The process is run USVCRoundOnOneLine1980.ssh with USVCRoundOnOneLine1980.rpt to generate USVCRoundOnOneLine1980.txt, then remove the footer and:

perl Normalizer.pl -file="USVCRoundOnOneLine1980-NoFoot.txt"
 copy down the key (0,1,2)
perl RoundOnOneLine.pl -file="USVCRoundOnOneLine1980-NoFoot-normal.txt"
 then put the header back in!

Everything else

Just run the Normalizer. Only copy down key fields -- never copy down anything else as it will introduce data errors.

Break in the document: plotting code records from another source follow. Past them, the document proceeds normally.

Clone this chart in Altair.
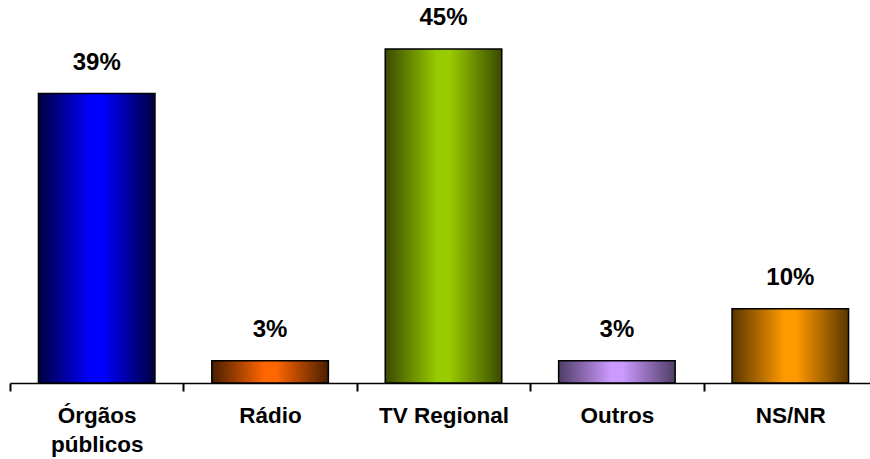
import altair as alt
import pandas as pd

categories = ["Órgãos públicos", "Rádio", "TV Regional", "Outros", "NS/NR"]
values = [39, 3, 45, 3, 10]
labels = ["39%", "3%", "45%", "3%", "10%"]
bright = ["#0000FF", "#FF6600", "#99CC00", "#CC99FF", "#FF9900"]
dark = ["#000040", "#4A1E00", "#3A4A00", "#4E3E66", "#5A3600"]

df = pd.DataFrame({"cat": categories, "val": values, "lab": labels})

step = 867 / len(categories)

x_enc = alt.X(
    "cat:N",
    sort=categories,
    title=None,
    scale=alt.Scale(range=[0, 867], paddingInner=0, paddingOuter=0),
    axis=alt.Axis(
        labelAngle=0,
        labelFont="Liberation Sans",
        labelFontWeight="bold",
        labelFontSize=22.5,
        labelColor="black",
        labelPadding=13,
        labelLineHeight=29,
        labelBaseline="top",
        labelExpr="datum.label == 'Órgãos públicos' ? ['Órgãos', 'públicos'] : datum.label",
        ticks=True,
        tickOffset=-step / 2,
        labelOffset=step / 2,
        tickSize=8,
        tickColor="black",
        tickWidth=2,
        domainColor="black",
        domainWidth=1.5,
        grid=False,
    ),
)
y_enc = alt.Y("val:Q", scale=alt.Scale(domain=[0, 50]), axis=None)

layers = []
for c, b, d in zip(categories, bright, dark):
    grad = alt.LinearGradient(
        gradient="linear",
        x1=0, x2=1, y1=0, y2=0,
        stops=[
            alt.GradientStop(color=d, offset=0),
            alt.GradientStop(color=b, offset=0.45),
            alt.GradientStop(color=b, offset=0.55),
            alt.GradientStop(color=d, offset=1),
        ],
    )
    layers.append(
        alt.Chart(df)
        .transform_filter(alt.datum.cat == c)
        .mark_bar(fill=grad, stroke="black", strokeWidth=1.5,
                  width=alt.RelativeBandSize(0.672))
        .encode(x=x_enc, y=y_enc)
    )

text = (
    alt.Chart(df)
    .mark_text(
        font="Liberation Sans",
        fontWeight="bold",
        fontSize=24,
        color="black",
        baseline="alphabetic",
        dy=-24,
    )
    .encode(x=x_enc, y=y_enc, text="lab:N")
)

chart = (
    alt.layer(*layers, text)
    .properties(
        width=860,
        height=371,
        autosize=alt.AutoSizeParams(type="none"),
        padding={"left": 10, "top": 12, "right": 0, "bottom": 76},
    )
    .configure(background="white")
    .configure_view(strokeWidth=0, stroke="transparent")
)

chart.save("out.html", embed_options={"renderer": "svg", "actions": False})
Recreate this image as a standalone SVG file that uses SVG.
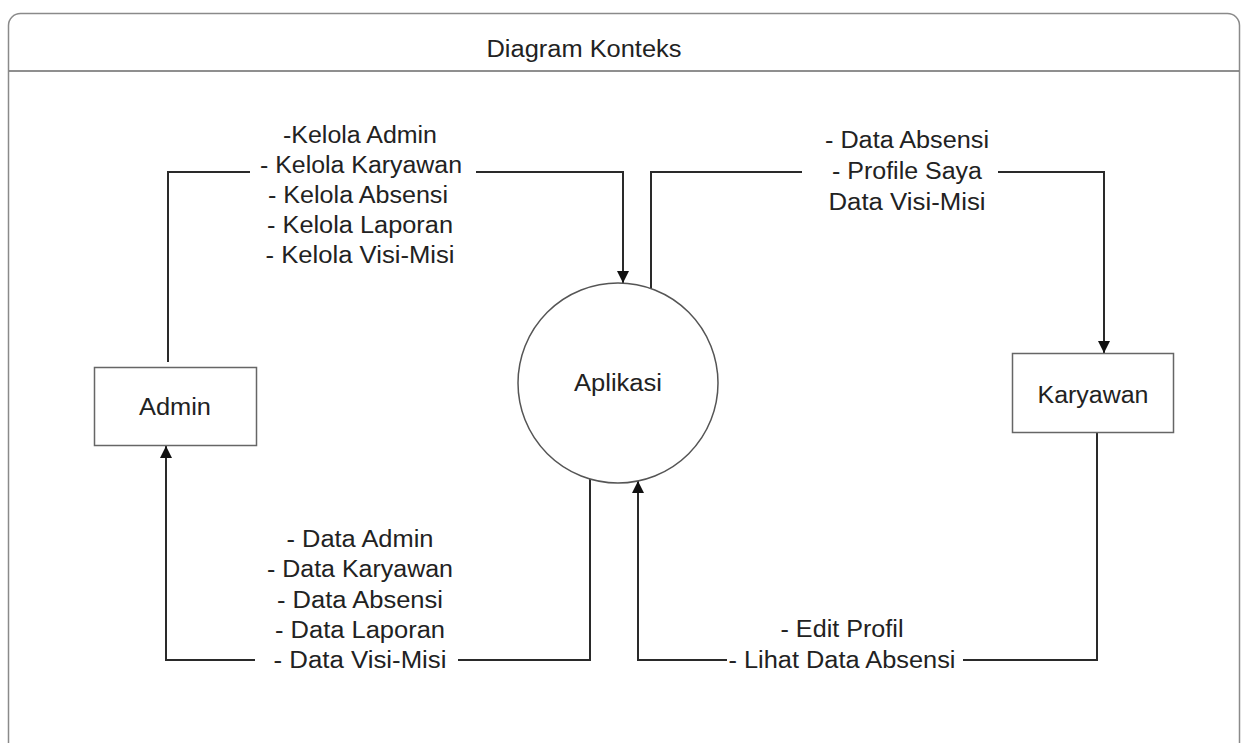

The primary and foreign key fields, which may still need cleaning in SQL to be valid, are as follows (they are marked with * if they should be copied down):

  • USVCRound1980 -- coname*, statecode*, datefirst*, rounddate
  • USVCPortCo1980 -- coname, statecode, datefirst
  • USVCRoundOnOneLine1980 -- Coname*, statecode*, datefirst*, rounddate, fundname
  • USVCFund1980 -- fundname, firmname
  • USVCFirms1980 -- firmname
  • USPortCoLongDesc1980 -- coname*, statecode*, datefirst*
  • USVCFirmBranchOffices1980 --firmname
  • USIPO1980 -- issuer
  • USVCPortCoExecs1980 -- coname*, statecode*, datefirst*
  • USVCFundExecs1980 -- fundname*, and maybe fundyear*
  • USMAPrivate100pc2013 -- dateeffective, targetname, acquirorname

Not that USMAPrivate100pc2013 and USIPO1980 have some non-numerics in their value fields, and we are generally going to have take care of some type issues.